Aim of the task: Where a line of the listing below includes the word "Write", reproduce that line.

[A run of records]
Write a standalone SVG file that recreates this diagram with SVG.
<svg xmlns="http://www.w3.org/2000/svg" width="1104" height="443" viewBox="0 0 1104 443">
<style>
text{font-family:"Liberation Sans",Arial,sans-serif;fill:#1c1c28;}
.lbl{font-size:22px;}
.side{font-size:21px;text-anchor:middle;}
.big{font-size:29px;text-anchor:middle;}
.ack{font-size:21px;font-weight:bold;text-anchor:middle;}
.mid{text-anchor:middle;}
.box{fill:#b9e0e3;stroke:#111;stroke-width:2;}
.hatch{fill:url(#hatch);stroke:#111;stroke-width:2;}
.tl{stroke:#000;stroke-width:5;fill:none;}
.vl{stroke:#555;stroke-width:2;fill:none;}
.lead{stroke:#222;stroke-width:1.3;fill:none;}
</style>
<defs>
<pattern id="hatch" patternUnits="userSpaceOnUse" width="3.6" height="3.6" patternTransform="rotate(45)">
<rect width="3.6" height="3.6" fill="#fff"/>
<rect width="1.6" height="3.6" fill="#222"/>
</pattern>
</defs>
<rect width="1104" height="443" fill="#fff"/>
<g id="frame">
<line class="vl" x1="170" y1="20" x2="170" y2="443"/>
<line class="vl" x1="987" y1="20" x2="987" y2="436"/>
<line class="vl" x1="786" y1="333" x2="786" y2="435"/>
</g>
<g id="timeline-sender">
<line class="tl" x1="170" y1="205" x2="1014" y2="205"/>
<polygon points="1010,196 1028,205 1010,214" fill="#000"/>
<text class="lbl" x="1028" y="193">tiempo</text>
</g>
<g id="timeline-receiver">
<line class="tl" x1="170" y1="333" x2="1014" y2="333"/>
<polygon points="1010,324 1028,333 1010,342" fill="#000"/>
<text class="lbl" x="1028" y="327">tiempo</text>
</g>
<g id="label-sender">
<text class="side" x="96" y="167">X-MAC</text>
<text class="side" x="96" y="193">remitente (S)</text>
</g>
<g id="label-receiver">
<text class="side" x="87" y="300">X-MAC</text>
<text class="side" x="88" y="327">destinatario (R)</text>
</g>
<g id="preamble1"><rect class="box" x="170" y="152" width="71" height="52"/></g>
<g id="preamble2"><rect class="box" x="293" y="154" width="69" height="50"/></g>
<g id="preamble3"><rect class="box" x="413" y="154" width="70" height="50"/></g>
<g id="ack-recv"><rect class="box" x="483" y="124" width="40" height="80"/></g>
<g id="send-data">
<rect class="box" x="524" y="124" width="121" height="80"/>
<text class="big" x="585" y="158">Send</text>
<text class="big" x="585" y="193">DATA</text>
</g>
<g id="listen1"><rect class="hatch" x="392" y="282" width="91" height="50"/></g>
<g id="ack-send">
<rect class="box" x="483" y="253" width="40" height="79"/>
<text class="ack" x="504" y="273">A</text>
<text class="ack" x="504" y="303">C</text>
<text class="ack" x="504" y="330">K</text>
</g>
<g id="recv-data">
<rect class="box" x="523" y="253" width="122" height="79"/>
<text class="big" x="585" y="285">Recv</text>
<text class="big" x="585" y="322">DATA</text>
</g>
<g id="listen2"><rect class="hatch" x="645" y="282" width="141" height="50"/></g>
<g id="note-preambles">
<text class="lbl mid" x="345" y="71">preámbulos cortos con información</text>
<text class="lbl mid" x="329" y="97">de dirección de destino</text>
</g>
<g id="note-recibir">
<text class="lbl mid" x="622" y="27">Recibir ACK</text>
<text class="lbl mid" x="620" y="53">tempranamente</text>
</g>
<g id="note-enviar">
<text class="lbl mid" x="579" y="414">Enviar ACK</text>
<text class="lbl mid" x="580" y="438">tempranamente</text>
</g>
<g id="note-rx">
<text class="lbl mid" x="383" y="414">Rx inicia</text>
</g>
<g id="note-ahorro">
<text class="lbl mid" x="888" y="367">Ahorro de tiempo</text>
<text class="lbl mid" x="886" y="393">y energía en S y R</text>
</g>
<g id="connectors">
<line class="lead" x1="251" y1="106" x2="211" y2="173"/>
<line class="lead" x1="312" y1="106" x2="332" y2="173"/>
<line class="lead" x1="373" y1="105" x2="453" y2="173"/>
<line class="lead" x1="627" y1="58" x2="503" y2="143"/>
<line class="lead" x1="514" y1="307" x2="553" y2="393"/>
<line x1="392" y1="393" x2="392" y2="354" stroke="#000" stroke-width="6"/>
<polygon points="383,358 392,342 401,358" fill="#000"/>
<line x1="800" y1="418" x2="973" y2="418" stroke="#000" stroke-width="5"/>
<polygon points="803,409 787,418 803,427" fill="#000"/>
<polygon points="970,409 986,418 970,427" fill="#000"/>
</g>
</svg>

==

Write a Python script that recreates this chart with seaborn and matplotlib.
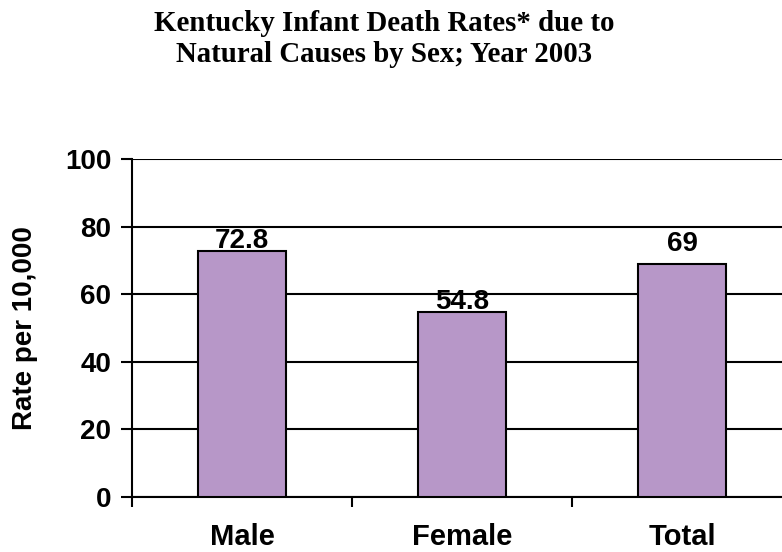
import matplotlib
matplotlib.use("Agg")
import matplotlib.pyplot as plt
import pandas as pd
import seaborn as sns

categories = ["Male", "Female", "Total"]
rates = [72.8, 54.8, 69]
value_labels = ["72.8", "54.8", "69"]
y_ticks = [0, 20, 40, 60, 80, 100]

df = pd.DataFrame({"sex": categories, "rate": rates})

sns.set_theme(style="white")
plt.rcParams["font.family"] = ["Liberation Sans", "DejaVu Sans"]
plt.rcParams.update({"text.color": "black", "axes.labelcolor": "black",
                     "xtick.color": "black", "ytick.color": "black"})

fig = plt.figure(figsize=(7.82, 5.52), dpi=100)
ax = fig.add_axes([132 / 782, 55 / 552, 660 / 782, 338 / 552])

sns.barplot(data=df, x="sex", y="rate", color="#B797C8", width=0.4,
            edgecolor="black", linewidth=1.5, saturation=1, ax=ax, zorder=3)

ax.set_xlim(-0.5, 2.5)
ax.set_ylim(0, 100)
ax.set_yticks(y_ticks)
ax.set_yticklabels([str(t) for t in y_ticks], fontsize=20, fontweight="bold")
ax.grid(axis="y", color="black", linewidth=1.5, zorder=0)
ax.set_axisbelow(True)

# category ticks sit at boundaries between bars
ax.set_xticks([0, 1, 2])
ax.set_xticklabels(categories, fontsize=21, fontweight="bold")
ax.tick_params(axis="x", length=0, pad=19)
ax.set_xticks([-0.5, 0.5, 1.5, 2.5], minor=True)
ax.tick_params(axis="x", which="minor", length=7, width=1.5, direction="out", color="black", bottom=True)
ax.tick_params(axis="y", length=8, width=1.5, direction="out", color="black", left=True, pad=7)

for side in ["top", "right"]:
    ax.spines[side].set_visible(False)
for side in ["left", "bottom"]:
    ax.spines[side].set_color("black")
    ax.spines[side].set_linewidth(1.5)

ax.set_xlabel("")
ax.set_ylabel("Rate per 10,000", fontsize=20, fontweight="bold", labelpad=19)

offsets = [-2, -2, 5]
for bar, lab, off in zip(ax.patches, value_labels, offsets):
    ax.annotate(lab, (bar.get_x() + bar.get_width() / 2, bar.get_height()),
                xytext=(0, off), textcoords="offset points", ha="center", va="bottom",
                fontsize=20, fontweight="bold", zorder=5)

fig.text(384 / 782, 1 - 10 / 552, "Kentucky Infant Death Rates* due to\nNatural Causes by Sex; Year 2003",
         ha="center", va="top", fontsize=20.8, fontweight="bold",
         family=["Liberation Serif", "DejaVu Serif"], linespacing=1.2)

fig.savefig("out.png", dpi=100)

Completed task:
Write a standalone SVG file that recreates this diagram with SVG.
Write a Python script that recreates this chart with seaborn and matplotlib.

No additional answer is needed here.